Patenting Reinforcement Learning: What’s Protectable and What’s Not

Reinforcement learning can feel like magic. An agent takes actions, gets rewards, and slowly learns how to win—sometimes in ways even the builders did not expect. If you are building robots, AI systems, or real-world control software, reinforcement learning can become the core of your product. And when it becomes core, one question shows up fast:

Can you patent it?

The honest answer is: yes, sometimes. But not the way most teams first assume.

A lot of founders think they can patent “using reinforcement learning to do X.” That is usually too broad. Others assume they cannot patent anything at all because “software is not patentable.” That is also wrong. The middle ground is where the value is. The protectable parts are often not the high-level idea of reinforcement learning. The protectable parts are the specific way you make it work in the real world: the system design, the training pipeline, the safety rules, the reward shaping method tied to real signals, the on-device learning limits, the way you cut compute, the way you handle edge cases, the way the learned policy plugs into hardware, and the way you keep it stable under real conditions.

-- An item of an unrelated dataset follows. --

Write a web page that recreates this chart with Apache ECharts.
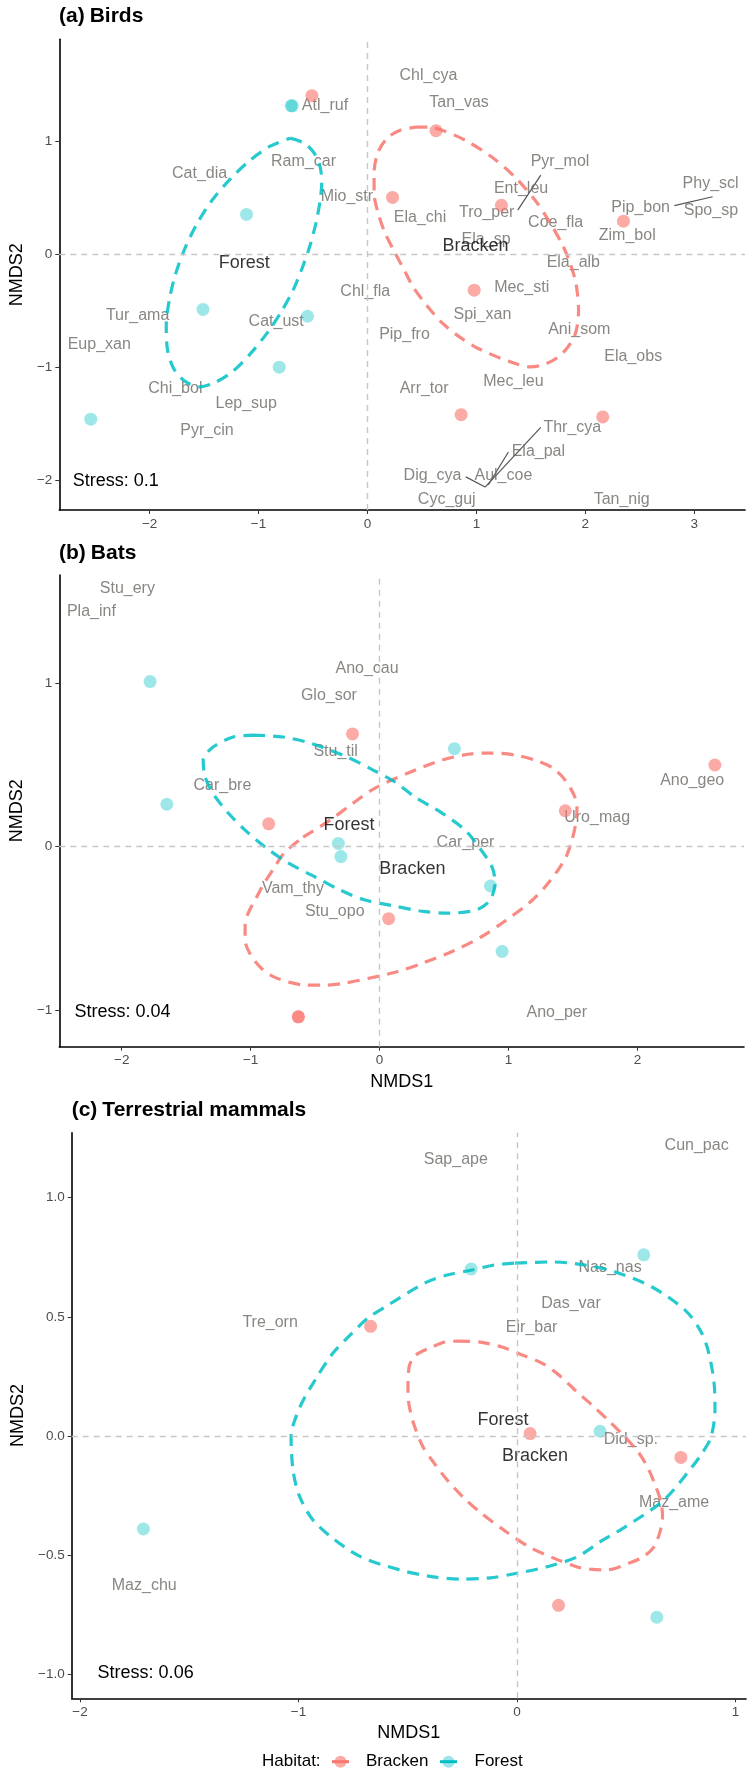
<!DOCTYPE html>
<html><head><meta charset="utf-8">
<script src="https://cdn.jsdelivr.net/npm/echarts@6/dist/echarts.min.js"></script>
<style>html,body{margin:0;padding:0;background:#fff}#c{width:750px;height:1773px}</style>
</head><body><div id="c"></div><script>
const FONT = '"Liberation Sans", Arial, Helvetica, sans-serif';
const COL = { Bracken: '#F8766D', Forest: '#00BFC4' };

// ---------- (a) Birds ----------
const birdsForest = [[-0.69,1.31],[-0.70,1.31],[-1.11,0.35],[-1.51,-0.49],[-0.55,-0.55],[-0.81,-1.00],[-2.54,-1.46]];
const birdsBracken = [[-0.51,1.40],[0.63,1.09],[0.23,0.50],[1.23,0.43],[2.35,0.29],[0.98,-0.32],[0.86,-1.42],[2.16,-1.44]];
const birdsEllForest = [[-0.709,1.024],[-0.581,0.980],[-0.489,0.891],[-0.434,0.768],[-0.420,0.627],[-0.434,0.477],[-0.471,0.282],[-0.526,0.079],[-0.599,-0.124],[-0.682,-0.318],[-0.792,-0.512],[-0.920,-0.697],[-1.076,-0.883],[-1.241,-1.041],[-1.407,-1.139],[-1.544,-1.174],[-1.682,-1.121],[-1.783,-1.006],[-1.838,-0.830],[-1.847,-0.627],[-1.819,-0.406],[-1.764,-0.185],[-1.682,0.035],[-1.572,0.256],[-1.425,0.477],[-1.260,0.662],[-1.076,0.830],[-0.893,0.953]];
const birdsEllBracken = [[0.438,1.121],[0.566,1.121],[0.686,1.094],[0.897,1.006],[1.144,0.856],[1.355,0.679],[1.538,0.477],[1.667,0.291],[1.786,0.088],[1.860,-0.079],[1.915,-0.265],[1.938,-0.494],[1.905,-0.715],[1.786,-0.883],[1.639,-0.971],[1.493,-0.997],[1.310,-0.953],[1.126,-0.883],[0.988,-0.821],[0.832,-0.724],[0.686,-0.609],[0.548,-0.459],[0.419,-0.291],[0.337,-0.141],[0.254,0.009],[0.162,0.185],[0.098,0.362],[0.061,0.538],[0.061,0.724],[0.098,0.900],[0.181,1.024],[0.300,1.094]];
const birdsSpecies = [['Atl_ruf',-0.39,1.315],['Ram_car',-0.587,0.821],['Cat_dia',-1.541,0.712],['Mio_str',-0.189,0.506],['Chl_cya',0.56,1.58],['Tan_vas',0.841,1.335],['Pyr_mol',1.768,0.815],['Ent_leu',1.41,0.574],['Phy_scl',3.15,0.624],['Ela_chi',0.483,0.324],['Tro_per',1.095,0.368],['Coe_fla',1.728,0.28],['Pip_bon',2.508,0.412],['Spo_sp',3.153,0.382],['Zim_bol',2.385,0.162],['Ela_sp',1.089,0.13],['Ela_alb',1.89,-0.077],['Chl_fla',-0.02,-0.334],['Mec_sti',1.416,-0.294],['Spi_xan',1.055,-0.532],['Pip_fro',0.34,-0.709],['Ani_som',1.945,-0.671],['Ela_obs',2.44,-0.906],['Mec_leu',1.34,-1.127],['Arr_tor',0.52,-1.19],['Thr_cya',1.881,-1.533],['Ela_pal',1.569,-1.745],['Dig_cya',0.597,-1.957],['Aul_coe',1.248,-1.957],['Cyc_guj',0.728,-2.171],['Tan_nig',2.334,-2.171],['Tur_ama',-2.11,-0.547],['Cat_ust',-0.838,-0.597],['Eup_xan',-2.462,-0.797],['Chi_bol',-1.764,-1.193],['Lep_sup',-1.113,-1.326],['Pyr_cin',-1.473,-1.562]];
const birdsSegments = [[[1.38,0.388],[1.591,0.697]],[[2.817,0.427],[3.169,0.506]],[[0.903,-1.97],[1.08,-2.06]],[[1.08,-2.06],[1.591,-1.533]],[[1.11,-2.04],[1.294,-1.75]]];
const birdsXTicks = [-2,-1,0,1,2,3];
const birdsYTicks = [-2,-1,0,1];

// ---------- (b) Bats ----------
const batsForest = [[-1.78,1.01],[-1.65,0.26],[0.58,0.60],[-0.32,0.02],[-0.30,-0.06],[0.86,-0.24],[0.95,-0.64]];
const batsBracken = [[-0.86,0.14],[-0.21,0.69],[2.60,0.50],[1.44,0.22],[0.07,-0.44],[-0.63,-1.04],[-0.63,-1.04]];
const batsEllForest = [[-0.981,0.683],[-0.748,0.671],[-0.539,0.634],[-0.252,0.549],[-0.050,0.469],[0.120,0.396],[0.275,0.304],[0.484,0.206],[0.663,0.102],[0.787,-0.020],[0.872,-0.124],[0.895,-0.216],[0.857,-0.326],[0.748,-0.387],[0.523,-0.406],[0.314,-0.393],[0.120,-0.363],[-0.112,-0.326],[-0.306,-0.265],[-0.500,-0.185],[-0.709,-0.099],[-0.888,-0.002],[-1.043,0.102],[-1.174,0.206],[-1.283,0.316],[-1.353,0.426],[-1.368,0.530],[-1.291,0.610],[-1.136,0.671]];
const batsEllBracken = [[-0.593,0.059],[-0.384,0.163],[-0.205,0.267],[-0.035,0.359],[0.221,0.451],[0.484,0.530],[0.702,0.567],[0.872,0.573],[1.050,0.561],[1.205,0.530],[1.345,0.481],[1.438,0.408],[1.508,0.316],[1.531,0.243],[1.523,0.151],[1.492,0.041],[1.446,-0.063],[1.384,-0.142],[1.283,-0.246],[1.159,-0.344],[0.973,-0.454],[0.787,-0.552],[0.570,-0.638],[0.337,-0.711],[0.128,-0.766],[-0.074,-0.803],[-0.267,-0.834],[-0.407,-0.846],[-0.578,-0.846],[-0.702,-0.828],[-0.833,-0.791],[-0.926,-0.736],[-1.004,-0.656],[-1.043,-0.571],[-1.043,-0.479],[-1.019,-0.406],[-0.957,-0.314],[-0.895,-0.222],[-0.818,-0.130],[-0.740,-0.038]];
const batsSpecies = [['Stu_ery',-1.956,1.581],['Pla_inf',-2.235,1.437],['Ano_cau',-0.097,1.091],['Glo_sor',-0.393,0.922],['Stu_til',-0.341,0.581],['Car_bre',-1.219,0.373],['Ano_geo',2.424,0.404],['Uro_mag',1.687,0.177],['Car_per',0.666,0.025],['Vam_thy',-0.672,-0.255],['Stu_opo',-0.348,-0.398],['Ano_per',1.374,-1.015]];
const batsXTicks = [-2,-1,0,1,2];
const batsYTicks = [-1,0,1];

// ---------- (c) Terrestrial mammals ----------
const mamForest = [[-0.21,0.70],[0.58,0.76],[0.38,0.02],[-1.71,-0.39],[0.64,-0.76]];
const mamBracken = [[-0.67,0.46],[0.06,0.01],[0.75,-0.09],[0.19,-0.71]];
const mamEllForest = [[-0.009,0.725],[0.160,0.730],[0.311,0.717],[0.449,0.688],[0.618,0.625],[0.769,0.528],[0.838,0.444],[0.874,0.361],[0.902,0.222],[0.906,0.109],[0.888,-0.004],[0.851,-0.067],[0.801,-0.130],[0.673,-0.268],[0.494,-0.382],[0.380,-0.444],[0.275,-0.507],[0.151,-0.545],[0.009,-0.574],[-0.124,-0.595],[-0.256,-0.600],[-0.384,-0.591],[-0.535,-0.562],[-0.714,-0.507],[-0.833,-0.436],[-0.934,-0.352],[-0.998,-0.247],[-1.025,-0.143],[-1.034,-0.004],[-0.993,0.122],[-0.924,0.235],[-0.842,0.348],[-0.764,0.423],[-0.682,0.495],[-0.604,0.541],[-0.421,0.642],[-0.320,0.675],[-0.206,0.696],[-0.105,0.717]];
const mamEllBracken = [[-0.270,0.398],[-0.169,0.394],[-0.069,0.373],[0.023,0.340],[0.114,0.306],[0.197,0.252],[0.265,0.193],[0.343,0.130],[0.421,0.063],[0.494,-0.004],[0.558,-0.071],[0.604,-0.143],[0.636,-0.214],[0.659,-0.277],[0.666,-0.340],[0.654,-0.403],[0.627,-0.465],[0.577,-0.507],[0.517,-0.532],[0.407,-0.562],[0.334,-0.558],[0.275,-0.549],[0.165,-0.511],[0.055,-0.465],[-0.055,-0.398],[-0.165,-0.323],[-0.247,-0.256],[-0.320,-0.184],[-0.380,-0.113],[-0.430,-0.046],[-0.471,0.046],[-0.494,0.130],[-0.499,0.193],[-0.494,0.289],[-0.462,0.340],[-0.389,0.373],[-0.330,0.394]];
const mamSpecies = [['Tre_orn',-1.13,0.475],['Sap_ape',-0.28,1.16],['Cun_pac',0.822,1.217],['Nas_nas',0.426,0.706],['Das_var',0.247,0.556],['Eir_bar',0.067,0.454],['Did_sp.',0.521,-0.013],['Maz_ame',0.719,-0.28],['Maz_chu',-1.706,-0.628]];
const mamXTicks = [-2,-1,0,1];
const mamYTicks = [-1.0,-0.5,0.0,0.5,1.0];

const panels = [
  {title:'(a)', name:'Birds', forest:birdsForest, bracken:birdsBracken, ellF:birdsEllForest, ellB:birdsEllBracken, species:birdsSpecies, segs:birdsSegments, xt:birdsXTicks, yt:birdsYTicks, stress:'Stress: 0.1',
   grid:{left:59, top:39.3, width:686, height:470.7}, x:[-2.829,3.466], y:[-2.263,1.898], dec:0, xname:'', stressPos:[72.7,481], titlePos:[59,6], yGap:27},
  {title:'(b)', name:'Bats', forest:batsForest, bracken:batsBracken, ellF:batsEllForest, ellB:batsEllBracken, species:batsSpecies, segs:[], xt:batsXTicks, yt:batsYTicks, stress:'Stress: 0.04',
   grid:{left:59, top:575, width:685, height:471.7}, x:[-2.484,2.826], y:[-1.223,1.662], dec:0, xname:'NMDS1', stressPos:[74.5,1011.7], titlePos:[59,543], yGap:27},
  {title:'(c)', name:'Terrestrial mammals', forest:mamForest, bracken:mamBracken, ellF:mamEllForest, ellB:mamEllBracken, species:mamSpecies, segs:[], xt:mamXTicks, yt:mamYTicks, stress:'Stress: 0.06',
   grid:{left:71.7, top:1132.7, width:674.3, height:565.6}, x:[-2.038,1.048], y:[-1.10,1.272], dec:1, xname:'NMDS1', stressPos:[97.6,1673.3], titlePos:[71.7,1100], yGap:43}
];

function fmt(dec){ return v => { const s = Math.abs(v).toFixed(dec); return v < 0 ? '\u2212' + s : s; }; }
function centroid(pts){ let sx=0, sy=0; pts.forEach(p=>{sx+=p[0]; sy+=p[1];}); return [sx/pts.length, sy/pts.length]; }

const grids=[], xAxes=[], yAxes=[], series=[], titles=[], graphics=[];
panels.forEach((P,i)=>{
  grids.push(Object.assign({containLabel:false}, P.grid));
  const axisCommon = {
    type:'value', gridIndex:i, splitLine:{show:false},
    axisLine:{show:true, onZero:false, lineStyle:{color:'#000', width:1.6}},
    axisTick:{show:true, length:4, lineStyle:{color:'#333', width:1}},
    nameTextStyle:{color:'#000', fontSize:18, fontFamily:FONT}
  };
  xAxes.push(Object.assign({}, axisCommon, {
    min:P.x[0], max:P.x[1],
    axisTick:Object.assign({}, axisCommon.axisTick, {customValues:P.xt}),
    axisLabel:{customValues:P.xt, formatter:fmt(0), color:'#4d4d4d', fontSize:13.5, fontFamily:FONT, margin:7},
    name:P.xname, nameLocation:'middle', nameGap:26
  }));
  yAxes.push(Object.assign({}, axisCommon, {
    min:P.y[0], max:P.y[1],
    axisTick:Object.assign({}, axisCommon.axisTick, {customValues:P.yt}),
    axisLabel:{customValues:P.yt, formatter:fmt(P.dec), color:'#4d4d4d', fontSize:13.5, fontFamily:FONT, margin:7},
    name:'NMDS2', nameLocation:'middle', nameRotate:90, nameGap:P.yGap
  }));
  const ax = {xAxisIndex:i, yAxisIndex:i};
  // reference lines at 0
  series.push(Object.assign({type:'scatter', z:0, silent:true, data:[],
    markLine:{silent:true, symbol:['none','none'], animation:false, label:{show:false},
      lineStyle:{type:[6,5], color:'#c6c6c6', width:1.4}, data:[{xAxis:0},{yAxis:0}]}}, ax));
  // species labels
  series.push(Object.assign({type:'scatter', z:1, silent:true, symbolSize:1, itemStyle:{color:'rgba(0,0,0,0)'},
    data:P.species.map(d=>({name:d[0], value:[d[1],d[2]]})),
    label:{show:true, position:'inside', formatter:'{b}', color:'#6b6863', fontSize:16, fontFamily:FONT}}, ax));
  // connector segments
  P.segs.forEach(sg=>{
    series.push(Object.assign({type:'line', z:1, silent:true, symbol:'none', data:sg,
      lineStyle:{color:'#555', width:1.2}}, ax));
  });
  // points
  series.push(Object.assign({type:'scatter', name:'Forest', z:2, symbolSize:13,
    itemStyle:{color:COL.Forest, opacity:0.38}, data:P.forest}, ax));
  series.push(Object.assign({type:'scatter', name:'Bracken', z:2, symbolSize:13,
    itemStyle:{color:COL.Bracken, opacity:0.62}, data:P.bracken}, ax));
  // ellipses
  [[P.ellB, COL.Bracken],[P.ellF, COL.Forest]].forEach(([e,c])=>{
    series.push(Object.assign({type:'line', z:3, silent:true, symbol:'none', smooth:0.3,
      data:e.concat([e[0]]),
      lineStyle:{color:c, width:3.2, type:[12,8], opacity:0.85}}, ax));
  });
  // group labels at centroids
  series.push(Object.assign({type:'scatter', z:4, silent:true, symbolSize:1, itemStyle:{color:'rgba(0,0,0,0)'},
    data:[{name:'Forest', value:centroid(P.forest)},{name:'Bracken', value:centroid(P.bracken)}],
    label:{show:true, position:'inside', formatter:'{b}', color:'#000', fontSize:18, fontFamily:FONT}}, ax));
  titles.push({text:'{b|'+P.title+'} {n|'+P.name+'}', left:P.titlePos[0], top:P.titlePos[1], padding:0,
    textStyle:{rich:{b:{fontWeight:'bold', fontSize:21, fontFamily:FONT, color:'#000'}, n:{fontSize:21, fontFamily:FONT, color:'#000'}}}});
  graphics.push({type:'text', x:P.stressPos[0], y:P.stressPos[1],
    style:{text:P.stress, fill:'#000', fontSize:18, fontFamily:FONT, verticalAlign:'middle', align:'left'}});
});

// legend at bottom
const LY = 1761.7;
graphics.push({type:'text', x:262, y:LY, style:{text:'Habitat:', fill:'#000', fontSize:17, fontFamily:FONT, verticalAlign:'middle'}});
[['Bracken',332,366],['Forest',440,474.5]].forEach(([nm,x0,tx])=>{
  graphics.push({type:'line', shape:{x1:x0, y1:LY, x2:x0+17, y2:LY}, style:{stroke:COL[nm], lineWidth:3}});
  graphics.push({type:'circle', shape:{cx:x0+8.5, cy:LY, r:6}, style:{fill:COL[nm], opacity:nm==='Forest'?0.4:0.62}});
  graphics.push({type:'text', x:tx, y:LY, style:{text:nm, fill:'#000', fontSize:17, fontFamily:FONT, verticalAlign:'middle'}});
});

const chart = echarts.init(document.getElementById('c'), null, {renderer:'canvas'});
chart.setOption({
  animation:false, backgroundColor:'#fff',
  title:titles, grid:grids, xAxis:xAxes, yAxis:yAxes, series:series, graphic:graphics
});
</script></body></html>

This guide is going to show you how to separate what you can protect from what you cannot, in plain language, without fluff. You will learn how patent examiners tend to look at reinforcement learning, what kinds of claims usually get blocked, and how strong patents are actually written for RL-based products. You will also learn what to do in the first weeks of building, so you do not lose rights by accident, and so you do not waste time writing patent drafts that will not survive.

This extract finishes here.